**Entries shown:**
################

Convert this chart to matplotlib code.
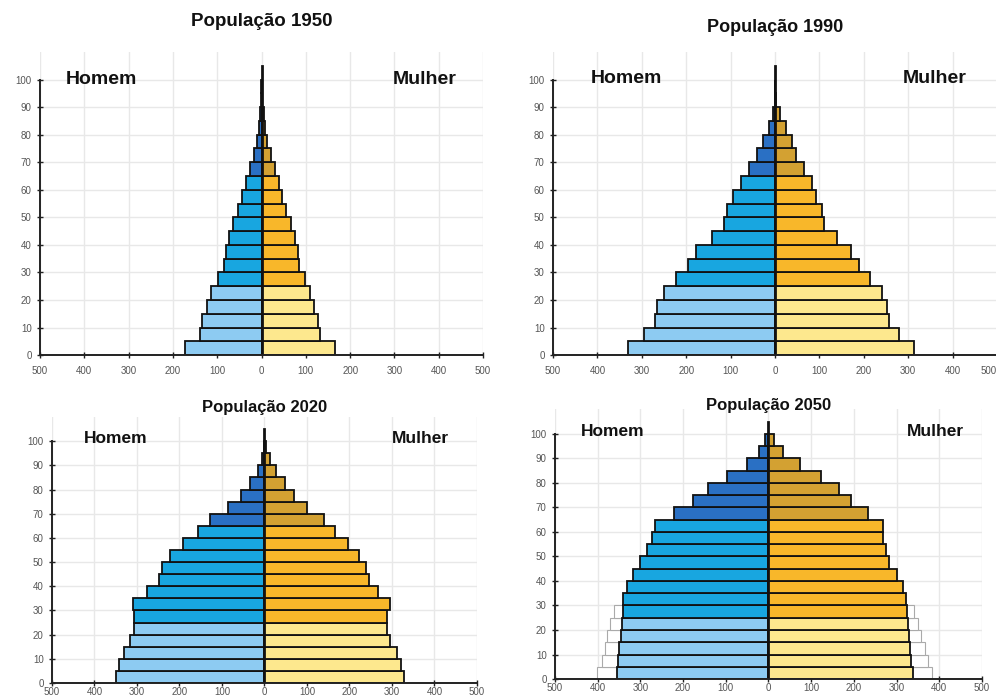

################

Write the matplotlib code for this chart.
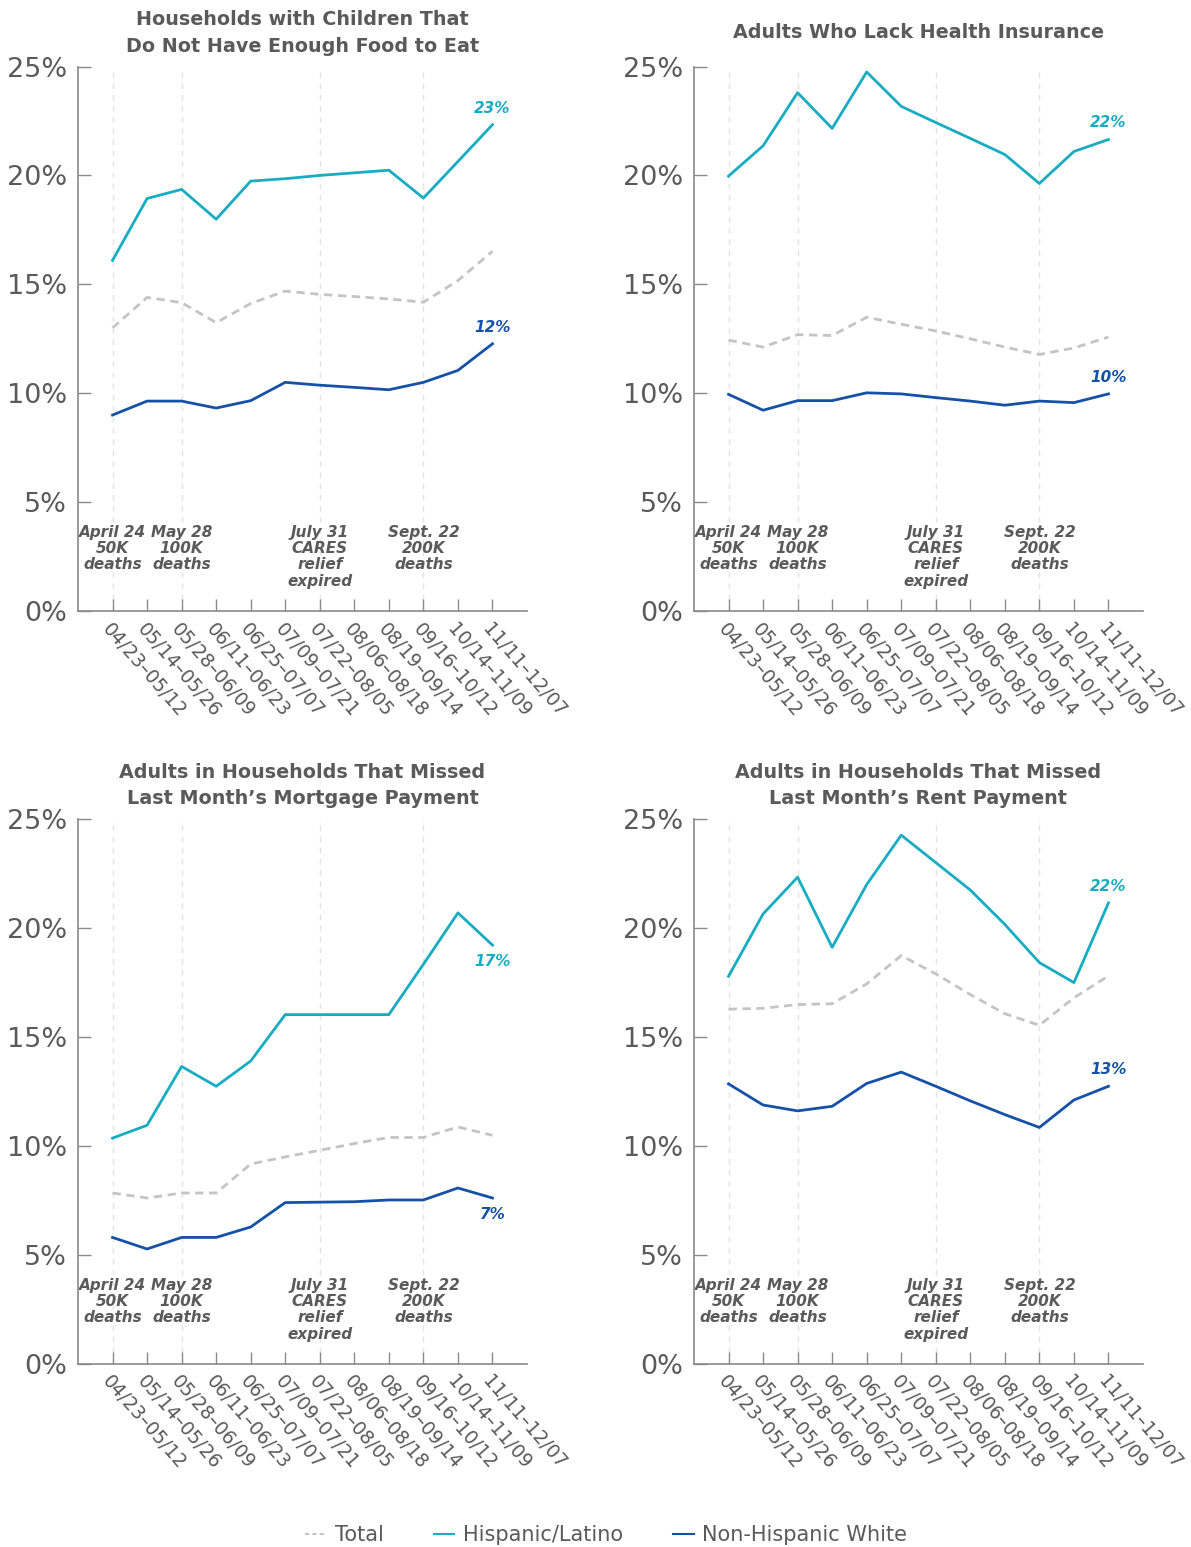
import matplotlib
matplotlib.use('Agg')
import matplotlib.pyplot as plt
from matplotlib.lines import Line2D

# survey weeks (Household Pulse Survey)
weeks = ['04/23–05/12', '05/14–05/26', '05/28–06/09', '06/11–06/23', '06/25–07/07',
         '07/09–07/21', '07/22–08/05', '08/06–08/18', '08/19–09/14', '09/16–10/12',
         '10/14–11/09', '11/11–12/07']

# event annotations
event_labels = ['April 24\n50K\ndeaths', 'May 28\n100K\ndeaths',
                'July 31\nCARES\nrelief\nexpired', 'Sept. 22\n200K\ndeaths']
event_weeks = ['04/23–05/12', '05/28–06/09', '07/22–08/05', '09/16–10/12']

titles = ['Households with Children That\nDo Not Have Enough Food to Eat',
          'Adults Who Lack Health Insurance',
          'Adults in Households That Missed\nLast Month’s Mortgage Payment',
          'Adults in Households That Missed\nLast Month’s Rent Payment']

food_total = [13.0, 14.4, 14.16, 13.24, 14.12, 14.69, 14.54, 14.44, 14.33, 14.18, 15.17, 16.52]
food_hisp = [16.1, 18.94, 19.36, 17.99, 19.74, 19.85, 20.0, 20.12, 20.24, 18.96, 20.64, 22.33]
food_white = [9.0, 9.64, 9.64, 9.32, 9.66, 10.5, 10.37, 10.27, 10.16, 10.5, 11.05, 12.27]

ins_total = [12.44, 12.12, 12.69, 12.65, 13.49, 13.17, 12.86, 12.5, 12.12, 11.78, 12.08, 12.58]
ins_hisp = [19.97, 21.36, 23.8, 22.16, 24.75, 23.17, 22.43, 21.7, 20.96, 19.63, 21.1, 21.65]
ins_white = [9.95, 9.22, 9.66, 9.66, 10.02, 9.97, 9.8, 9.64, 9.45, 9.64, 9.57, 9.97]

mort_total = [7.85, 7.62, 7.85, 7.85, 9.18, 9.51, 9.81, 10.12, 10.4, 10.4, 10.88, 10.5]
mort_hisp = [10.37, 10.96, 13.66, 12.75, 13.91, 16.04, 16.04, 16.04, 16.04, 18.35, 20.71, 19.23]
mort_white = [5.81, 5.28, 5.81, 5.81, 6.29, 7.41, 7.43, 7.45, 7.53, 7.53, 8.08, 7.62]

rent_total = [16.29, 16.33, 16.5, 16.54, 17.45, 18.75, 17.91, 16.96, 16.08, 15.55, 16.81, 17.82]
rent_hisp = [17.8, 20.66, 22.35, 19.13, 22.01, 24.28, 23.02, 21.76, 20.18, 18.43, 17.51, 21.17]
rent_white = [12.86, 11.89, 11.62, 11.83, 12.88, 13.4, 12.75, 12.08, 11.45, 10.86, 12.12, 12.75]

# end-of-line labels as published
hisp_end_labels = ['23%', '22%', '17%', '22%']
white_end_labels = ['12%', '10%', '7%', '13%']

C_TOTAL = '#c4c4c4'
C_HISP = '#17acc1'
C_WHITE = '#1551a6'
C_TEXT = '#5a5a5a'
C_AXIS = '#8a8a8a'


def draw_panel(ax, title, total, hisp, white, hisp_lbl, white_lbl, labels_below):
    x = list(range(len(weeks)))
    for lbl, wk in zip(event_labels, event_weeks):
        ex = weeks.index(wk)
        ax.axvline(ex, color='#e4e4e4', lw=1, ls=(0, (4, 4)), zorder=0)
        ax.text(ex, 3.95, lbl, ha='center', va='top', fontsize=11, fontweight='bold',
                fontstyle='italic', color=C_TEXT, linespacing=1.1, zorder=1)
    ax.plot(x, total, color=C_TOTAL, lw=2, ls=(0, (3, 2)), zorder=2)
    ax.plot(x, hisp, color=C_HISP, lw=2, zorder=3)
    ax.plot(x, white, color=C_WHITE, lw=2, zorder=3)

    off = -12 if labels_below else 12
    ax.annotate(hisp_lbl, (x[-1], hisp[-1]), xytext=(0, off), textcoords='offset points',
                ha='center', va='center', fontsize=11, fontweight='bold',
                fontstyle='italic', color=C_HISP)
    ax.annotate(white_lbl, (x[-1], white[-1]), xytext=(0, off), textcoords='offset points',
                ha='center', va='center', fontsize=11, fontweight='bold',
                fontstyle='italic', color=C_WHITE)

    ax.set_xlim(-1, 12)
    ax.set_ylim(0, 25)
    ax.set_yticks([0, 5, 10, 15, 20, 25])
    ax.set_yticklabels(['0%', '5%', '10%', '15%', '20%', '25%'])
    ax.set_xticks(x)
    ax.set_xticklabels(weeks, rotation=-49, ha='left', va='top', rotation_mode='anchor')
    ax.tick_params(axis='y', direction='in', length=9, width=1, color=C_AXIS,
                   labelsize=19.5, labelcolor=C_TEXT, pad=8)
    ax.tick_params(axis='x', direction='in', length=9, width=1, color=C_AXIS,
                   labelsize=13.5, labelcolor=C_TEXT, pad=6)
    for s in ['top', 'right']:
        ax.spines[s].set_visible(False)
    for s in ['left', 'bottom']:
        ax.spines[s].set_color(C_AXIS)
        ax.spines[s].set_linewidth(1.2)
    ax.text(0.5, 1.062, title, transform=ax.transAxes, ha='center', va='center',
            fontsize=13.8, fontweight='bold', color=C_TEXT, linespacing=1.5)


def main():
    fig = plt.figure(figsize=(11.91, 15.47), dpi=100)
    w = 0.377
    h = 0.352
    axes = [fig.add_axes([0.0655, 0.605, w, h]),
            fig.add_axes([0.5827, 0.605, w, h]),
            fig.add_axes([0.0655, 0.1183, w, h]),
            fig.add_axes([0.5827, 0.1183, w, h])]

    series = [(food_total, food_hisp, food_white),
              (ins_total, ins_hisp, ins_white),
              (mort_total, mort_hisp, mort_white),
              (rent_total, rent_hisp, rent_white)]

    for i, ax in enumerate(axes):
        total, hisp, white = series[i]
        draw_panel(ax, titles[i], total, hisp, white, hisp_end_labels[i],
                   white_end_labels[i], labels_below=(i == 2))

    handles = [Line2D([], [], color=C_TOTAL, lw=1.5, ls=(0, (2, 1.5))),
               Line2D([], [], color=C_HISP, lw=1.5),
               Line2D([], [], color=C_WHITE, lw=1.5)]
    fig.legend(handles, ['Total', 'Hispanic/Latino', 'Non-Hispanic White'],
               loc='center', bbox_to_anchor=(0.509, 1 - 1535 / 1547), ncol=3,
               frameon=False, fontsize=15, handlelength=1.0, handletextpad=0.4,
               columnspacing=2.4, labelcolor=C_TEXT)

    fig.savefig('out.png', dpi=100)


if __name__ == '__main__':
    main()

################

**What is being asked:**
Restate word for word the part that opens with the line containing "Write the matplotlib code for this chart." and closes with the line containing "from matplotlib.lines import Line2D", both ends included, and nothing else. Omit any images.

**Complete response:**
Write the matplotlib code for this chart.
import matplotlib
matplotlib.use('Agg')
import matplotlib.pyplot as plt
from matplotlib.lines import Line2D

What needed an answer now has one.